When white spot lesions arrest, along with the minerals also organic components such as food pigments can be incorporated into the surface layer. This is why some lesions may get a brownish discoloration and thus are called “brown spots” (Fig. 10.2).

Caries lesions usually develop in tooth sites where plaque formation is fostered such as in the fissure system or interproximal. On oral or buccal smooth surfaces plaque formation is usually increased at the cervical margin. Quite frequently, buccal caries lesions are observed after treatment with fixed orthodontic brackets. These appliances hamper the natural cleaning as well as oral hygiene and thus promote plaque formation. After removal of the brackets, these surfaces may be easily cleaned again. This improvement in oral hygiene leads to an arrest of many buccal white spot lesions. These lesions do not need any further treatment, as they are not signs of active disease, but enamel scars. From an aesthetic point of view, however, both active and inactive caries lesions are unattractive and may need intervention.

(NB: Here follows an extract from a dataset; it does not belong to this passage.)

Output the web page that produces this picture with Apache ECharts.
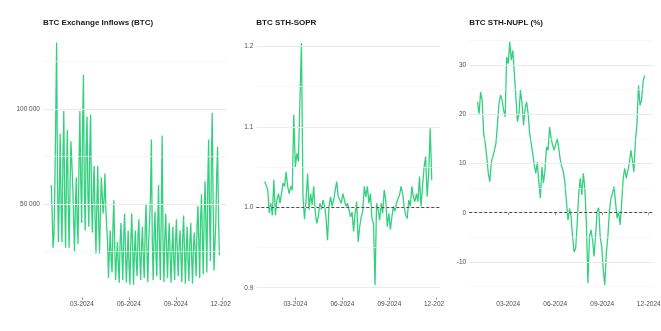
<!DOCTYPE html>
<html>
<head>
<meta charset="utf-8">
<script src="https://cdn.jsdelivr.net/npm/echarts@6/dist/echarts.min.js"></script>
<style>
  html, body { margin: 0; padding: 0; background: #ffffff; }
  .panel { position: absolute; top: 0; height: 331px; overflow: hidden; }
</style>
</head>
<body>
<div id="p1" class="panel" style="left:0;width:231px"></div>
<div id="p2" class="panel" style="left:231px;width:213px"></div>
<div id="p3" class="panel" style="left:444px;width:217px"></div>
<script>
// ---- data ----------------------------------------------------------------
const DAY = 86400000;
const seriesStart = '2024-01-01';

// x-axis ticks
const tickDates = ['2024-03-01', '2024-06-01', '2024-09-01', '2024-12-01'];
const tickLabels = ['03-2024', '06-2024', '09-2024', '12-2024'];

// BTC exchange inflows (BTC), sampled every 1.75 days
const inflowStepDays = 1.75;
const inflowValues = [
  60000, 45000, 27000, 33000, 58000, 95000, 135000, 62000, 30000, 55000,
  87000, 48000, 30000, 72000, 99000, 55000, 27000, 64000, 89000, 50000,
  27000, 58000, 83000, 72000, 60000, 42000, 25000, 48000, 64000, 40000,
  29000, 70000, 99000, 62000, 40000, 88000, 118000, 57000, 36000, 80000,
  96000, 54000, 38000, 78000, 97000, 52000, 35000, 58000, 70000, 43000,
  24000, 50000, 70000, 40000, 24000, 46000, 64000, 55000, 45000, 52000,
  66000, 48000, 38000, 30000, 11000, 25000, 36000, 20000, 14000, 38000,
  52000, 27000, 10000, 22000, 30000, 18000, 8500, 30000, 40000, 24000,
  10000, 32000, 45000, 26000, 8500, 22000, 36000, 17000, 7500, 30000,
  45000, 28000, 7500, 24000, 36000, 20000, 12000, 34000, 42000, 22000,
  10000, 28000, 38000, 21000, 11000, 36000, 50000, 25000, 9000, 30000,
  42000, 55000, 84000, 30000, 10000, 34000, 46000, 24000, 12000, 38000,
  60000, 28000, 10000, 44000, 86000, 30000, 9000, 32000, 45000, 26000,
  11000, 30000, 40000, 22000, 8500, 26000, 38000, 20000, 10000, 30000,
  42000, 24000, 12000, 28000, 36000, 22000, 9000, 32000, 44000, 25000,
  8000, 26000, 38000, 20000, 9500, 30000, 40000, 22000, 8000, 27000,
  35000, 24000, 12000, 38000, 49000, 30000, 11000, 42000, 55000, 33000,
  13000, 45000, 62000, 38000, 14000, 60000, 84000, 45000, 20000, 70000,
  98000, 52000, 15000, 28000, 40000, 65000, 80000, 45000, 23000
];

// BTC STH-SOPR, sampled every 3 days
const soprStepDays = 3;
const soprValues = [
  1.032, 1.030, 1.022, 0.993, 1.005, 0.990, 1.034, 0.990, 1.009, 1.017,
  1.005, 1.017, 1.030, 1.026, 1.044, 1.026, 1.017, 1.026, 1.021, 1.115,
  1.050, 1.067, 1.057, 1.055, 1.204, 1.013, 0.985, 1.009, 1.042, 0.997,
  1.017, 1.003, 1.026, 0.993, 0.980, 0.988, 1.005, 0.997, 1.009, 1.003,
  0.988, 0.959, 1.001, 1.013, 1.001, 1.009, 1.021, 1.032, 1.013, 1.009,
  1.005, 1.017, 1.009, 1.001, 1.005, 0.997, 0.988, 0.994,
  0.970, 0.9925, 1.007, 0.957, 0.976, 0.988, 0.995, 1.026, 1.013, 1.026,
  1.005, 1.017, 0.986, 0.980, 0.9035, 1.005, 0.997, 0.984, 1.005, 0.9925,
  1.0215, 1.009, 0.976, 0.9925, 0.972, 0.988, 1.001, 0.995, 1.005, 1.011,
  1.015, 1.026, 1.017, 1.001, 0.990, 0.986, 1.009, 1.001, 1.026, 1.013,
  1.007, 1.017, 1.007, 1.038, 1.001, 1.026, 1.050, 1.063, 1.013, 1.042,
  1.098, 1.034
];

// BTC STH-NUPL (%), sampled every 3 days
const nuplStepDays = 3;
const nuplValues = [
  22.5, 20.1, 24.5, 22.9, 16.0, 14.2, 11.4, 8.0, 6.3, 10.3,
  11.4, 11.7, 14.1, 18.0, 22.2, 23.9, 22.9, 20.8, 19.5, 31.6,
  30.3, 34.7, 31.0, 33.0, 28.3, 23.5, 18.5, 20.1, 24.9, 22.2,
  17.8, 21.2, 22.5, 20.1, 16.1, 14.1, 12.0, 9.7, 8.0, 10.3,
  6.0, 3.0, 9.3, 6.0, 8.7, 13.4, 12.7, 17.4, 15.1, 13.7,
  12.7, 12.4, 15.1, 13.0, 10.7, 9.3, 8.3,
  6.0, 2.2, -1.5, 0.9, -0.8, -4.9, -8.0, -7.2, -2.2, 3.9,
  7.0, 3.6, 8.0, 4.9, -2.2, -14.3, -4.9, -3.5, -5.5, -8.9,
  -4.5, 0.2, 1.0, -4.9, -6.9, -11.6, -14.7, -8.2, -4.9, 0.2,
  2.9, 3.9, 5.3, 2.2, -1.1, 0.2, -2.5, 1.9, 7.0, 9.0,
  7.0, 7.3, 10.0, 12.7, 10.7, 8.3, 14.7, 18.1, 25.9, 21.8,
  22.9, 26.6, 27.9
];

// y-axis ticks
const inflowTicks = [50000, 100000];
const inflowMinor = [25000, 75000, 125000];
const soprTicks = [0.9, 1.0, 1.1, 1.2];
const soprMinor = [0.95, 1.05, 1.15];
const nuplTicks = [-10, 0, 10, 20, 30];
const nuplMinor = [-15, -5, 5, 15, 25, 35];

// ---- drawing -------------------------------------------------------------
// The x axis is measured in days since seriesStart.
const FONT = '"Liberation Sans", Arial, sans-serif';
const LINE_COLOR = '#33d17f';
const startMs = Date.parse(seriesStart + 'T00:00:00Z');
const tickDays = tickDates.map(d => Math.round((Date.parse(d + 'T00:00:00Z') - startMs) / DAY));
const xMin = -16.35;
const xMax = 343.35;

function toPairs(values, step) {
  return values.map((v, i) => [i * step, v]);
}

function tickLabel(v) {
  const idx = tickDays.indexOf(Math.round(v));
  return idx >= 0 ? tickLabels[idx] : '';
}

function spaced(v) {
  return String(Math.round(v)).replace(/\B(?=(\d{3})+(?!\d))/g, ' ');
}

function drawPanel(el, cfg) {
  const chart = echarts.init(el, null, { renderer: 'canvas' });
  const pairs = toPairs(cfg.values, cfg.step);
  const gridLines = []
    .concat(cfg.ticks.map(v => ({ yAxis: v, lineStyle: { color: '#ebebeb', width: 1, type: 'solid' } })))
    .concat(cfg.minor.map(v => ({ yAxis: v, lineStyle: { color: '#f4f4f4', width: 0.6, type: 'solid' } })));

  const series = [
    {
      type: 'line', data: pairs, z: 1, silent: true, showSymbol: false, symbol: 'none',
      lineStyle: { opacity: 0 },
      markLine: { silent: true, symbol: ['none', 'none'], label: { show: false }, animation: false, data: gridLines }
    },
    {
      type: 'line', data: pairs, z: 3, showSymbol: false, symbol: 'none',
      lineStyle: { color: LINE_COLOR, width: 1.3 },
      emphasis: { disabled: true }
    }
  ];
  if (cfg.refLine !== undefined) {
    series.push({
      type: 'line', data: pairs, z: 4, silent: true, showSymbol: false, symbol: 'none',
      lineStyle: { opacity: 0 },
      markLine: {
        silent: true, symbol: ['none', 'none'], label: { show: false }, animation: false,
        data: [{ yAxis: cfg.refLine, lineStyle: { color: '#222222', width: 0.8, type: [3, 2] } }]
      }
    });
  }

  chart.setOption({
    animation: false,
    title: {
      text: cfg.title, left: cfg.left, top: 18.5, padding: 0,
      textStyle: { fontFamily: FONT, fontSize: 8, fontWeight: 'bold', color: '#1a1a1a' }
    },
    grid: { left: cfg.left, top: 29.6, width: 183.8, height: 267.8, containLabel: false, outerBoundsMode: 'none' },
    xAxis: {
      type: 'value', min: xMin, max: xMax,
      axisLine: { show: false },
      axisTick: { show: true, length: 2.5, customValues: tickDays, lineStyle: { color: '#555555', width: 0.6 } },
      axisLabel: { customValues: tickDays, formatter: tickLabel, fontFamily: FONT, fontSize: 6.5, color: '#4d4d4d', margin: 3.5, hideOverlap: false },
      splitLine: { show: false }
    },
    yAxis: {
      type: 'value', min: cfg.yMin, max: cfg.yMax,
      axisLine: { show: false }, axisTick: { show: false }, splitLine: { show: false },
      axisLabel: { customValues: cfg.ticks, formatter: cfg.fmt, fontFamily: FONT, fontSize: 6.5, color: '#4d4d4d', margin: 3 }
    },
    series: series
  });
}

drawPanel(document.getElementById('p1'), {
  title: 'BTC Exchange Inflows (BTC)', left: 42.9,
  values: inflowValues, step: inflowStepDays,
  yMin: 843, yMax: 141790, ticks: inflowTicks, minor: inflowMinor, fmt: spaced
});
drawPanel(document.getElementById('p2'), {
  title: 'BTC STH-SOPR', left: 25.3,
  values: soprValues, step: soprStepDays,
  yMin: 0.888, yMax: 1.2207, ticks: soprTicks, minor: soprMinor,
  fmt: v => v.toFixed(1), refLine: 1.0
});
drawPanel(document.getElementById('p3'), {
  title: 'BTC STH-NUPL (%)', left: 25.2,
  values: nuplValues, step: nuplStepDays,
  yMin: -17.2, yMax: 37.2, ticks: nuplTicks, minor: nuplMinor,
  fmt: v => String(v), refLine: 0
});
</script>
</body>
</html>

Buccal early caries lesions can be easily differentiated from developmental defects (see below) as caries only forms in plaque stagnation areas and thus caries on buccal surfaces is confined to cervical areas or the areas around the bracket base (Lovrov et al. 2007; Mitchell 1992).

Developmental defects are caused by a disturbance during enamel formation. Multiple factors such as toxic agents, infections, trauma, or irradiation have been elucidated. The resulting defects can be quantitative (with a lack of enamel volume) or qualitative (with a deficiency of enamel structure) or a combination of both. Here we concentrate on qualitative defects, which are characterized by increased enamel porosity.

The technique of resin infiltration was originally developed to arrest noncavitated caries lesions. The mineral loss of early caries lesions results in the formation and growth of porosities in the enamel matrix. These pores act as diffusion pathways for acids into the enamel and dissolved minerals out of the enamel. Caries infiltration aims to penetrate these pores with low viscosity light curing resins – so called infiltrants – that infiltrate the porous enamel driven by capillary forces (Paris et al. 2010). When the resin is light cured, it blocks the diffusion pathways and protects the remaining apatite crystals (Meyer-Lueckel and Paris 2008).

One positive side effect of resin infiltration is an immediate color change of the whitish lesion once it is infiltrated. The infiltrant resin has a refractive index of 1.52, which is close to that of enamel (1.62). Therefore, light scattering between the enamel pores and the surrounding enamel is significantly reduced when the pores are filled with resin instead of water or air (Fig. 10.5). Under best conditions, the resin-infiltrated lesions are optically masked and “disappear” (Paris and Meyer-Lueckel 2009; Eckstein et al. 2015).

To achieve resin infiltration of porous enamel, the lesions need to be conditioned. As the pseudo-intact surface layer has a much lower porosity compared with the underlying lesion body, it hampers penetration of the infiltrant resin and thus must be removed. This can be achieved by etching the lesion with 15 % hydrochloric acid (HCl) gel for 2 min.

In the next step, the lesion must be properly desiccated. As the penetration of the infiltrant resin infiltration is based on capillary action, any other liquid within the porous enamel network would inhibit any infiltration. Usually, the desiccation is achieved by a combination of air-blowing, an application of ethanol and another air-blowing subsequently. Finally, the infiltrant resin is applied for 3 min. Although infiltrants are chemically similar to many commercial bonding agents, it is strongly recommended not to misemploy adhesives or bonding agents for caries infiltration but to use the commercially available infiltrant kit. Infiltrant resins show a much higher penetrability compared with bonding agents and thus ensure a deeper infiltration. But even with an infiltrant the relatively long application time of 3 min is recommended to ensure a preferably complete infiltration of the lesion body (Fig. 10.6).